These factors are looking purely from a marketing or public communications perspective.  In reality, there are multiple business functions that bear pre-launch responsibility.

In my mind, planning spans three dimensions, beginning with those responsible:

  • Leadership
  • Product
  • Technical sales
  • Marketing
  • PR

And thinking about the responsibility those functions have across a precise landscape:

  • Stakeholders
  • Salesforce
  • Analysts
  • Industry trade associations
  • Existing customers (ideally, your evangelists)
  • Industry influencers
  • Media
  • Prospects

And the third dimension, the tactical medium:

  • Website (the anchor)
  • Research and surveys
  • Strategy announcements (manifesto)
  • Email
  • Contributed articles
  • Blogs
  • Thought leadership webinars
  • White papers (true white papers)
  • Sponsored content
  • Social (paid and organic)
  • PPC

All three of these lists are anything but exhaustive.
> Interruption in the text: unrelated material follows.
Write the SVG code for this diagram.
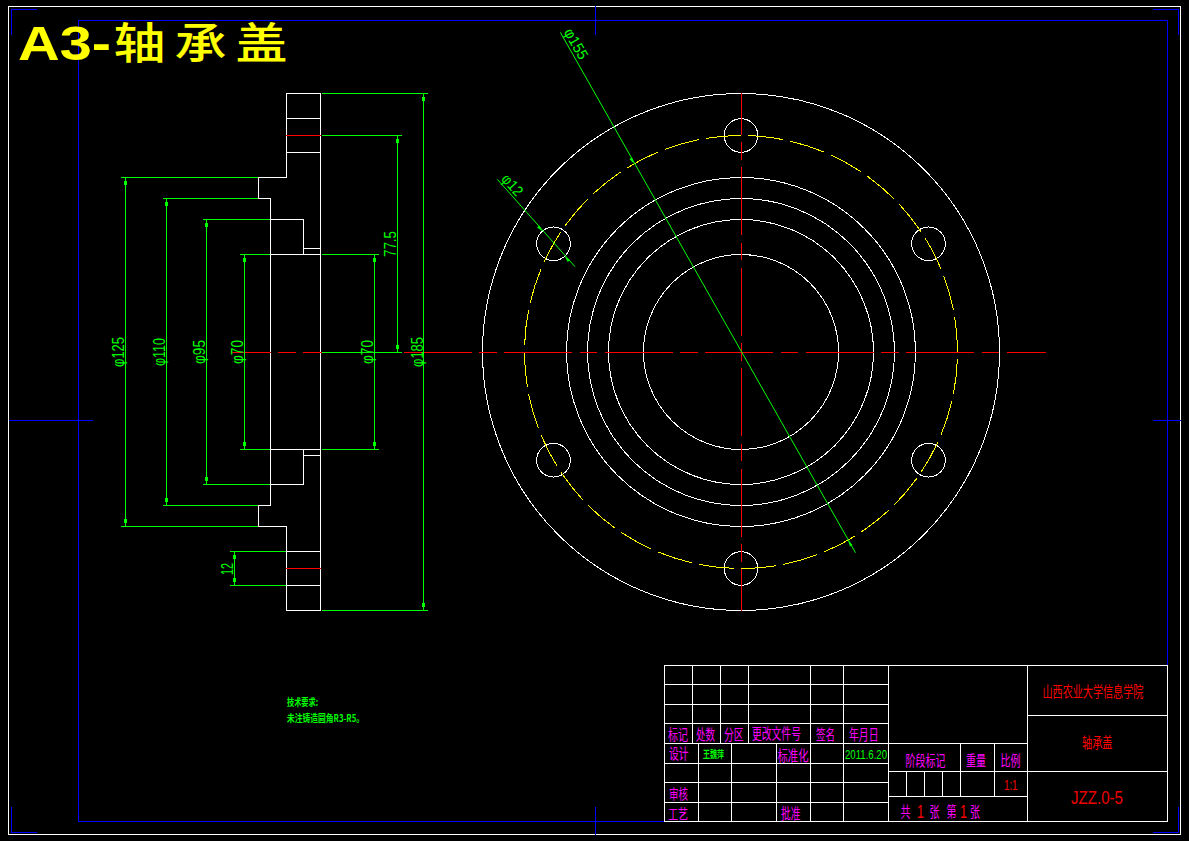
<svg xmlns="http://www.w3.org/2000/svg" width="1189" height="841" viewBox="0 0 1189 841">
<style>
.g{fill:none;shape-rendering:crispEdges;stroke-width:1}
.w{stroke:#fff}.b{stroke:#00f}.r{stroke:#f00}.n{stroke:#0f0}.y{stroke:#ff0}
.cl{stroke-dasharray:68.3 7.5 17.2 7.5}
.a{fill:#0f0;shape-rendering:crispEdges}
.ah{fill:#0f0}
text{font-family:"Noto Sans CJK SC","Liberation Sans",sans-serif;font-size:15px;white-space:pre}
.m{fill:#f0f}.t{fill:#f00}.l{fill:#0f0}
.d{font-family:"Liberation Sans",sans-serif;font-size:17px;fill:#0f0;font-weight:400}
.s{font-size:10px;fill:#0f0;font-weight:700}
.thin{font-family:"Liberation Sans",sans-serif;font-weight:400}
</style>
<rect width="1189" height="841" fill="#000"/>
<g id="frame" class="g">
<rect class="w" x="8.5" y="6.5" width="1172" height="828" fill="none"/>
<path class="b" d="M78.5 20.5H1167.5V821.5H78.5Z"/>
<path class="b" d="M11.5 35V9.5H37M1153 9.5H1178.5V35M1178.5 807V832.5H1153M37 832.5H11.5V807M595.5 6V35M595.5 807V835M9 420.5H93M1153 420.5H1181"/>
</g>
<g id="side-view" class="g">
<path class="w" d="M320.5 93.5H286.5V177.5H258.5V198.5H270.5V505.5H258.5V526.5H286.5V610.5H320.5ZM286.5 118.5H320.5M286.5 152.5H320.5M270.5 219.5H303.5V254.5M303.5 248.5H320.5M270.5 254.5H320.5M270.5 449.5H320.5M303.5 449.5V484.5H270.5M303.5 455.5H320.5M286.5 551.5H320.5M286.5 585.5H320.5"/>
<path class="r" d="M286 135.5H321M286 568.5H321"/>
</g>
<g id="front-view" class="g">
<g class="w">
<circle cx="741" cy="352" r="258.5"/>
<circle cx="741" cy="352" r="174.5"/>
<circle cx="741" cy="352" r="153.5"/>
<circle cx="741" cy="352" r="132.5"/>
<circle cx="741" cy="352" r="97.5"/>
<circle cx="741" cy="135.5" r="16.8"/>
<circle cx="741" cy="568.5" r="16.8"/>
<circle cx="553.5" cy="243.75" r="16.8"/>
<circle cx="928.5" cy="243.75" r="16.8"/>
<circle cx="553.5" cy="460.25" r="16.8"/>
<circle cx="928.5" cy="460.25" r="16.8"/>
</g>
<circle class="y" cx="741" cy="352" r="216.5" pathLength="32" stroke-dasharray="0.83 0.17" stroke-dashoffset="0.83"/>
<path class="r cl" d="M741.5 93V610.5" stroke-dashoffset="26.5"/>
<path class="r cl" d="M232 352.5H1046" stroke-dashoffset="29.5"/>
</g>
<g id="dimensions">
<g class="g n">
<path d="M322 93.5H428M322 135.5H402M322 254.5H379M322 352.5H402M322 449.5H379M322 610.5H428M121 177.5H258M163 198.5H258M203 219.5H270M240 254.5H270M240 449.5H270M203 484.5H270M163 505.5H258M121 526.5H258M230 551.5H286M230 585.5H286"/>
<path d="M423.5 93.5V610.5M397.5 135.5V352.5M374.5 254.5V449.5M244.5 254.5V449.5M206.5 219.5V484.5M166.5 198.5V505.5M125.5 177.5V526.5M234.5 551.5V585.5"/>
<path d="M560.3 32.3L855.5 552.7M497.3 179.3L575 266.7" shape-rendering="auto"/>
</g>
<g id="arrows">
<rect class="a" x="422" y="97" width="3" height="4"/><rect class="a" x="422" y="603" width="3" height="4"/>
<rect class="a" x="396" y="139" width="3" height="4"/><rect class="a" x="396" y="345" width="3" height="4"/>
<rect class="a" x="373" y="258" width="3" height="4"/><rect class="a" x="373" y="442" width="3" height="4"/>
<rect class="a" x="243" y="258" width="3" height="4"/><rect class="a" x="243" y="442" width="3" height="4"/>
<rect class="a" x="205" y="223" width="3" height="4"/><rect class="a" x="205" y="477" width="3" height="4"/>
<rect class="a" x="165" y="202" width="3" height="4"/><rect class="a" x="165" y="498" width="3" height="4"/>
<rect class="a" x="124" y="181" width="3" height="4"/><rect class="a" x="124" y="519" width="3" height="4"/>
<rect class="a" x="233" y="555" width="3" height="4"/><rect class="a" x="233" y="578" width="3" height="4"/>
<path class="ah" d="M634 163.7L632 157.6L629.4 159ZM848 540.3L850 546.4L852.6 545ZM542.3 231.2L537.1 227.6L539.3 225.6ZM564.7 256.3L569.9 259.9L567.7 261.9Z"/>
</g>
<g id="dim-labels">
<text class="d" transform="translate(124 367) rotate(-90)" textLength="30" lengthAdjust="spacingAndGlyphs">φ125</text>
<text class="d" transform="translate(165 366) rotate(-90)" textLength="28" lengthAdjust="spacingAndGlyphs">φ110</text>
<text class="d" transform="translate(205 364) rotate(-90)" textLength="24" lengthAdjust="spacingAndGlyphs">φ95</text>
<text class="d" transform="translate(243 364) rotate(-90)" textLength="24" lengthAdjust="spacingAndGlyphs">φ70</text>
<text class="d" transform="translate(373 364) rotate(-90)" textLength="24" lengthAdjust="spacingAndGlyphs">φ70</text>
<text class="d" transform="translate(423 367) rotate(-90)" textLength="30" lengthAdjust="spacingAndGlyphs">φ185</text>
<text class="d" transform="translate(396 257) rotate(-90)" textLength="26" lengthAdjust="spacingAndGlyphs">77.5</text>
<text class="d" transform="translate(233 575) rotate(-90)" textLength="12" lengthAdjust="spacingAndGlyphs">12</text>
<text class="d" style="font-size:15px" transform="translate(563.5 32) rotate(60.4)" textLength="33" lengthAdjust="spacingAndGlyphs">φ155</text>
<text class="d" style="font-size:15px" transform="translate(500.5 179.5) rotate(48)" textLength="24" lengthAdjust="spacingAndGlyphs">φ12</text>
</g>
</g>
<g id="title-block">
<g class="g w">
<rect x="664.5" y="665.5" width="503" height="156"/>
<path d="M664.5 684.5H888.5M664.5 704.5H888.5M664.5 723.5H888.5M664.5 743.5H1027.5M664.5 763.5H888.5M664.5 782.5H888.5M664.5 802.5H888.5"/>
<path d="M692.5 665.5V743.5M720.5 665.5V743.5M748.5 665.5V743.5M810.5 665.5V821.5M843.5 665.5V821.5M888.5 665.5V821.5M1027.5 665.5V821.5"/>
<path d="M698.5 743.5V821.5M731.5 743.5V821.5M776.5 743.5V821.5"/>
<path d="M1027.5 715.5H1167.5M888.5 771.5H1167.5M888.5 796.5H1027.5M960.5 743.5V796.5M994.5 743.5V796.5M906.5 771.5V796.5M924.5 771.5V796.5M942.5 771.5V796.5"/>
</g>
<g id="labels">
<text class="m" x="668" y="740" textLength="20" lengthAdjust="spacingAndGlyphs">标记</text>
<text class="m" x="696" y="740" textLength="19" lengthAdjust="spacingAndGlyphs">处数</text>
<text class="m" x="724" y="740" textLength="19.5" lengthAdjust="spacingAndGlyphs">分区</text>
<text class="m" transform="translate(752 739) scale(.653 1)">更改文件号</text>
<text class="m" x="816" y="740" textLength="19" lengthAdjust="spacingAndGlyphs">签名</text>
<text class="m" x="849" y="740" textLength="29.5" lengthAdjust="spacingAndGlyphs">年月日</text>
<text class="m" x="669" y="759" textLength="19.5" lengthAdjust="spacingAndGlyphs">设计</text>
<text class="l" style="font-size:10px;font-weight:700" x="703" y="758" textLength="21" lengthAdjust="spacingAndGlyphs">王魏萍</text>
<text class="m" x="777.5" y="761" textLength="31" lengthAdjust="spacingAndGlyphs">标准化</text>
<text class="l" style="font-family:'Liberation Sans',sans-serif;font-size:13px" x="845" y="758.5" textLength="42" lengthAdjust="spacingAndGlyphs">2011.6.20</text>
<text class="m" style="font-size:13.5px" x="669" y="799" textLength="19" lengthAdjust="spacingAndGlyphs">审核</text>
<text class="m" style="font-size:13.5px" x="668" y="819" textLength="20" lengthAdjust="spacingAndGlyphs">工艺</text>
<text class="m" x="781" y="819" textLength="19.5" lengthAdjust="spacingAndGlyphs">批准</text>
<text class="m" x="905.5" y="765.5" textLength="40" lengthAdjust="spacingAndGlyphs">阶段标记</text>
<text class="m" x="966" y="766" textLength="20" lengthAdjust="spacingAndGlyphs">重量</text>
<text class="m" x="1000.5" y="766" textLength="20" lengthAdjust="spacingAndGlyphs">比例</text>
<text class="t thin" style="font-size:15px" x="1004" y="790" textLength="13.5" lengthAdjust="spacingAndGlyphs">1:1</text>
<text class="m" x="900.5" y="817" textLength="10" lengthAdjust="spacingAndGlyphs">共</text>
<text class="t thin" style="font-size:18px" x="917" y="818" textLength="7" lengthAdjust="spacingAndGlyphs">1</text>
<text class="m" x="929.5" y="817" textLength="10" lengthAdjust="spacingAndGlyphs">张</text>
<text class="m" x="946.5" y="817" textLength="10" lengthAdjust="spacingAndGlyphs">第</text>
<text class="t thin" style="font-size:18px" x="960" y="818" textLength="7" lengthAdjust="spacingAndGlyphs">1</text>
<text class="m" x="970" y="817" textLength="10" lengthAdjust="spacingAndGlyphs">张</text>
<text class="t" transform="translate(1042.5 697) scale(.673 1)">山西农业大学信息学院</text>
<text class="t" x="1082" y="748" textLength="30.5" lengthAdjust="spacingAndGlyphs">轴承盖</text>
<text class="t thin" style="font-size:18px;fill:#e00" x="1071" y="803.5" textLength="52" lengthAdjust="spacingAndGlyphs">JZZ.0-5</text>
</g>
</g>
<g id="tech-note">
<text class="s" x="287" y="706" textLength="31" lengthAdjust="spacingAndGlyphs">技术要求:</text>
<text class="s" x="287" y="721.5" textLength="77" lengthAdjust="spacingAndGlyphs">未注铸造圆角R3-R5。</text>
</g>
<g id="sheet-title">
<text style="font-family:'Liberation Sans',sans-serif;font-size:49px;font-weight:700;fill:#ff0" x="18" y="60" textLength="93" lengthAdjust="spacingAndGlyphs">A3-</text>
<text style="font-size:52px;font-weight:500;fill:#ff0" transform="translate(113.5 59) scale(1 .84)" textLength="174" lengthAdjust="spacing">轴承盖</text>
</g>
</svg>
In the end the point is market education needs to begin long before a product launch. Or you wind up in huddle around a white board one-third of the way through the battle.

* * *

We didn’t get across the choke point.  Fortunately, it was a simulated rehearsal.  And that’s partly why our military is so good.  We don’t the capacity for a simulated rehearsal in business, but then again, lives are not at stake. So what are the conditions you need to have met to solidify sales?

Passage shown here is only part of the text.